Money Week: Is this the turning point for gold?
Source: Money Week
Gold has had a good year. From its New Year’s Eve low of $1,181 per ounce, to its close yesterday of $1,290, it has risen by more than $100 – about 9%.
I must confess to being optimistic.
I like the way that gold has reacted to the deflationary pressures of a falling stock market. Money appears to have rolled out of stocks and into gold. This might just be a re-balancing act following an over-bought stock market and an over-sold gold market. That said, it is positive action.
I like the way gold is sitting above its 21- and 55-day moving averages. That’s indicative of a new, rising trend forming, which is also positive.
And I like the way gold reacted to Janet Yellen’s first remarks as head of the Federal Reserve, which indicated that she’s going to continue where her predecessor Ben Bernanke left off.

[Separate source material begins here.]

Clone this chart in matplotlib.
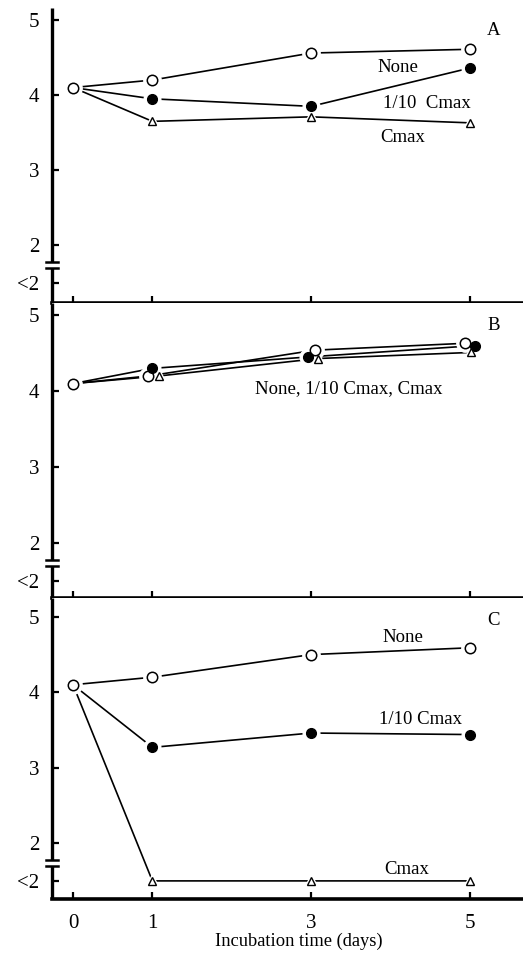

Gold rose over 1% on the day.
A number of bears have pointed out that silver, which tends to lead gold, has only equalled gold’s gains of 9% since 31 December. As silver is ‘higher-beta’ (City speak for ‘more volatile’), you would expect to see higher gains.
But I don’t agree with this view of silver. As far as I can see, silver tends to outperform gold later in the cycle. In the early stages of a bull market, you tend to see strength in gold first. The money then rolls into silver as people become more confident.
For example, from 2001 to late 2003, as gold made its way from $250 to $400, silver struggled to get above $5 an ounce. Silver only made its 2001 bear market low in November, some six months after gold had started creeping up from its low the previous April. Gold was also faster out of the blocks following the crash of 2008.
So I don’t think there’s too much to worry about there.